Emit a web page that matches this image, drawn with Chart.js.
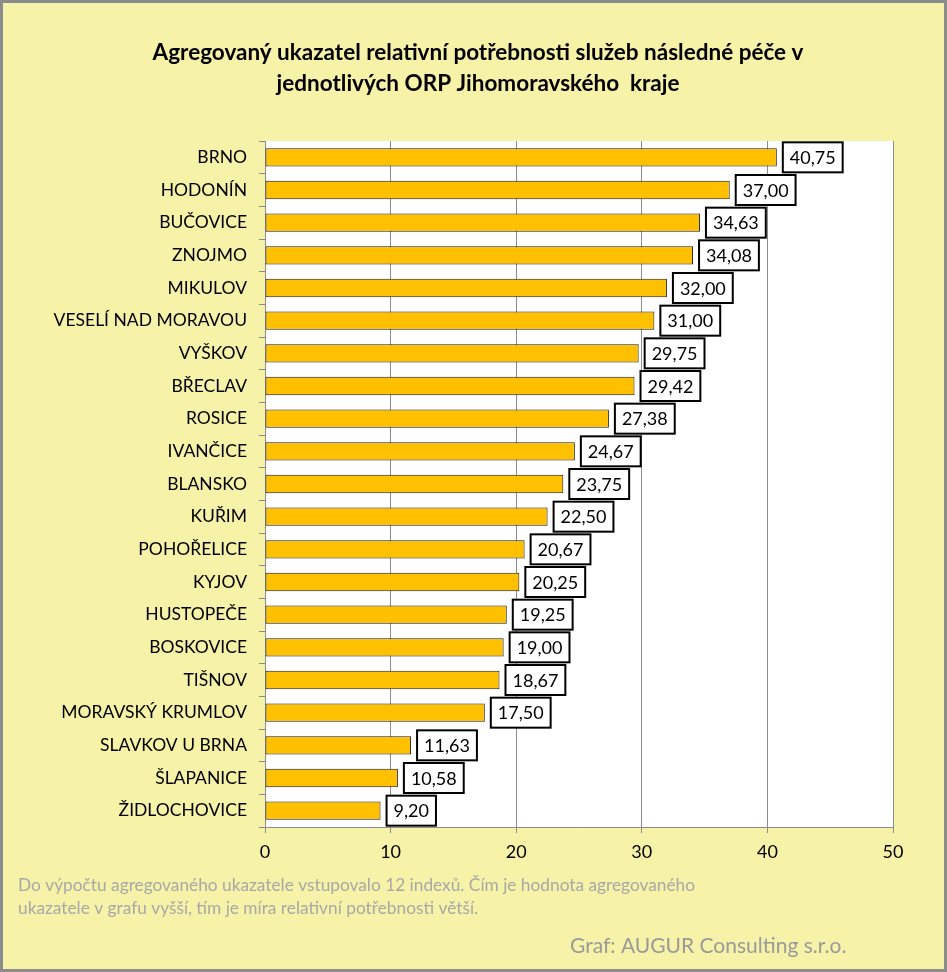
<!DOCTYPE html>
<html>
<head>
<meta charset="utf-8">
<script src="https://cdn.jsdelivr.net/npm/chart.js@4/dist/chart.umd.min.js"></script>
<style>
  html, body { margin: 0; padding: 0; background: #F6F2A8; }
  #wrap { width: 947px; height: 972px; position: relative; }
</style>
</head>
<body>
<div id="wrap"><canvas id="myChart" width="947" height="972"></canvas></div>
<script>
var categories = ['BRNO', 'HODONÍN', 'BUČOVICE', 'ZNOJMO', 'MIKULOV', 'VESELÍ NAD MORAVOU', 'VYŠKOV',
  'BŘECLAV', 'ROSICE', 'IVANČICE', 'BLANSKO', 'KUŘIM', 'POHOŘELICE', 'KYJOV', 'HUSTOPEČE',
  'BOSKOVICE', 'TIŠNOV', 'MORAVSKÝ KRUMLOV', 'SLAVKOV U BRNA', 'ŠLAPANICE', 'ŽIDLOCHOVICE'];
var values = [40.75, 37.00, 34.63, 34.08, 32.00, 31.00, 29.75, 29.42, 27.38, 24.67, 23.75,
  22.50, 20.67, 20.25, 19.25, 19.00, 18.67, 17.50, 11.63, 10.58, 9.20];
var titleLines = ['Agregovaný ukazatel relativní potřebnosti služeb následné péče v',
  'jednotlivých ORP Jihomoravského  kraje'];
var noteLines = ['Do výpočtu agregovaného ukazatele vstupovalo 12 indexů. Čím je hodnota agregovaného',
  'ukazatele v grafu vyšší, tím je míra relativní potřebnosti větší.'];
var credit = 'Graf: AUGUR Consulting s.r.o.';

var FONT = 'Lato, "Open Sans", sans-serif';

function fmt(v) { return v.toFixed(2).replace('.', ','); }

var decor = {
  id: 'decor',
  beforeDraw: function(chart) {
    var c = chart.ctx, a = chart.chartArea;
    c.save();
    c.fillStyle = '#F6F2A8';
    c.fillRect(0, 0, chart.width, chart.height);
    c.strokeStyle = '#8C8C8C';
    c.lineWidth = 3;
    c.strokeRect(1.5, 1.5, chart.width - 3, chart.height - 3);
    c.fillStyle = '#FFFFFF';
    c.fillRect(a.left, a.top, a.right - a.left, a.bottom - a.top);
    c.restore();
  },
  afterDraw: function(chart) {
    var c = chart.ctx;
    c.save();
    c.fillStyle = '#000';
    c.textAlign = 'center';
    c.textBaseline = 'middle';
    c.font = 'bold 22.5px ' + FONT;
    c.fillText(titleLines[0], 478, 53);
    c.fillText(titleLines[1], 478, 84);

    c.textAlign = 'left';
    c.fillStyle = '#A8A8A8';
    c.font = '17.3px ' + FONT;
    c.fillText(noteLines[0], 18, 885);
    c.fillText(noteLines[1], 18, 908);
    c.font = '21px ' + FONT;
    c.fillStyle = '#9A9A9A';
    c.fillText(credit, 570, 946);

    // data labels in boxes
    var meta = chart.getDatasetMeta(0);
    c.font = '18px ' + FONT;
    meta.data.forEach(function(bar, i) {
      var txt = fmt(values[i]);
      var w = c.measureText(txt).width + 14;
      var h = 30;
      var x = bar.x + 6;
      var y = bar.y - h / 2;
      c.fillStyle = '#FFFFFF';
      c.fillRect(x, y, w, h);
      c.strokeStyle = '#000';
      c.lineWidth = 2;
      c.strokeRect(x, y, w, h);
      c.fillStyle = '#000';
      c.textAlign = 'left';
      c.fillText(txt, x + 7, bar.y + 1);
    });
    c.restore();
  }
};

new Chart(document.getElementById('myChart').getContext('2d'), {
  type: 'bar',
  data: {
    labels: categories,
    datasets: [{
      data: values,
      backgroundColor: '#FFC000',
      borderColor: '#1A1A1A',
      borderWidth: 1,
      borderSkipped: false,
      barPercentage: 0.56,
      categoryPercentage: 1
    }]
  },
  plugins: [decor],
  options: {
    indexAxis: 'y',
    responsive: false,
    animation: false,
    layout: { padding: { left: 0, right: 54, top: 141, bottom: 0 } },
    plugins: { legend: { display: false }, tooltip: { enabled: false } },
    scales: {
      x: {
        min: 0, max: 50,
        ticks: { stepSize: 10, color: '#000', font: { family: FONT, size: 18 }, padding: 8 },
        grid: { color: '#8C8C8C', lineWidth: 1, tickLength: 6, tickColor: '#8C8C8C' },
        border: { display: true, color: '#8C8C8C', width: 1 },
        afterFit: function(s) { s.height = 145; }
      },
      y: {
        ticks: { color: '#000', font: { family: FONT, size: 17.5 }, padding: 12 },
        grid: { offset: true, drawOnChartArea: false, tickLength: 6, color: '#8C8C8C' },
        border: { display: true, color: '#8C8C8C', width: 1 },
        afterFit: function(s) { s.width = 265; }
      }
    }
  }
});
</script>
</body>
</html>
☆ ☆ ☆ ☆ ☆
> _Requirements_
Exclude every picture and copy the remaining data exactly.

> _Task result_
Emit a web page that matches this image, drawn with Chart.js.
<!DOCTYPE html>
<html>
<head>
<meta charset="utf-8">
<script src="https://cdn.jsdelivr.net/npm/chart.js@4/dist/chart.umd.min.js"></script>
<style>
  html, body { margin: 0; padding: 0; background: #F6F2A8; }
  #wrap { width: 947px; height: 972px; position: relative; }
</style>
</head>
<body>
<div id="wrap"><canvas id="myChart" width="947" height="972"></canvas></div>
<script>
var categories = ['BRNO', 'HODONÍN', 'BUČOVICE', 'ZNOJMO', 'MIKULOV', 'VESELÍ NAD MORAVOU', 'VYŠKOV',
  'BŘECLAV', 'ROSICE', 'IVANČICE', 'BLANSKO', 'KUŘIM', 'POHOŘELICE', 'KYJOV', 'HUSTOPEČE',
  'BOSKOVICE', 'TIŠNOV', 'MORAVSKÝ KRUMLOV', 'SLAVKOV U BRNA', 'ŠLAPANICE', 'ŽIDLOCHOVICE'];
var values = [40.75, 37.00, 34.63, 34.08, 32.00, 31.00, 29.75, 29.42, 27.38, 24.67, 23.75,
  22.50, 20.67, 20.25, 19.25, 19.00, 18.67, 17.50, 11.63, 10.58, 9.20];
var titleLines = ['Agregovaný ukazatel relativní potřebnosti služeb následné péče v',
  'jednotlivých ORP Jihomoravského  kraje'];
var noteLines = ['Do výpočtu agregovaného ukazatele vstupovalo 12 indexů. Čím je hodnota agregovaného',
  'ukazatele v grafu vyšší, tím je míra relativní potřebnosti větší.'];
var credit = 'Graf: AUGUR Consulting s.r.o.';

var FONT = 'Lato, "Open Sans", sans-serif';

function fmt(v) { return v.toFixed(2).replace('.', ','); }

var decor = {
  id: 'decor',
  beforeDraw: function(chart) {
    var c = chart.ctx, a = chart.chartArea;
    c.save();
    c.fillStyle = '#F6F2A8';
    c.fillRect(0, 0, chart.width, chart.height);
    c.strokeStyle = '#8C8C8C';
    c.lineWidth = 3;
    c.strokeRect(1.5, 1.5, chart.width - 3, chart.height - 3);
    c.fillStyle = '#FFFFFF';
    c.fillRect(a.left, a.top, a.right - a.left, a.bottom - a.top);
    c.restore();
  },
  afterDraw: function(chart) {
    var c = chart.ctx;
    c.save();
    c.fillStyle = '#000';
    c.textAlign = 'center';
    c.textBaseline = 'middle';
    c.font = 'bold 22.5px ' + FONT;
    c.fillText(titleLines[0], 478, 53);
    c.fillText(titleLines[1], 478, 84);

    c.textAlign = 'left';
    c.fillStyle = '#A8A8A8';
    c.font = '17.3px ' + FONT;
    c.fillText(noteLines[0], 18, 885);
    c.fillText(noteLines[1], 18, 908);
    c.font = '21px ' + FONT;
    c.fillStyle = '#9A9A9A';
    c.fillText(credit, 570, 946);

    // data labels in boxes
    var meta = chart.getDatasetMeta(0);
    c.font = '18px ' + FONT;
    meta.data.forEach(function(bar, i) {
      var txt = fmt(values[i]);
      var w = c.measureText(txt).width + 14;
      var h = 30;
      var x = bar.x + 6;
      var y = bar.y - h / 2;
      c.fillStyle = '#FFFFFF';
      c.fillRect(x, y, w, h);
      c.strokeStyle = '#000';
      c.lineWidth = 2;
      c.strokeRect(x, y, w, h);
      c.fillStyle = '#000';
      c.textAlign = 'left';
      c.fillText(txt, x + 7, bar.y + 1);
    });
    c.restore();
  }
};

new Chart(document.getElementById('myChart').getContext('2d'), {
  type: 'bar',
  data: {
    labels: categories,
    datasets: [{
      data: values,
      backgroundColor: '#FFC000',
      borderColor: '#1A1A1A',
      borderWidth: 1,
      borderSkipped: false,
      barPercentage: 0.56,
      categoryPercentage: 1
    }]
  },
  plugins: [decor],
  options: {
    indexAxis: 'y',
    responsive: false,
    animation: false,
    layout: { padding: { left: 0, right: 54, top: 141, bottom: 0 } },
    plugins: { legend: { display: false }, tooltip: { enabled: false } },
    scales: {
      x: {
        min: 0, max: 50,
        ticks: { stepSize: 10, color: '#000', font: { family: FONT, size: 18 }, padding: 8 },
        grid: { color: '#8C8C8C', lineWidth: 1, tickLength: 6, tickColor: '#8C8C8C' },
        border: { display: true, color: '#8C8C8C', width: 1 },
        afterFit: function(s) { s.height = 145; }
      },
      y: {
        ticks: { color: '#000', font: { family: FONT, size: 17.5 }, padding: 12 },
        grid: { offset: true, drawOnChartArea: false, tickLength: 6, color: '#8C8C8C' },
        border: { display: true, color: '#8C8C8C', width: 1 },
        afterFit: function(s) { s.width = 265; }
      }
    }
  }
});
</script>
</body>
</html>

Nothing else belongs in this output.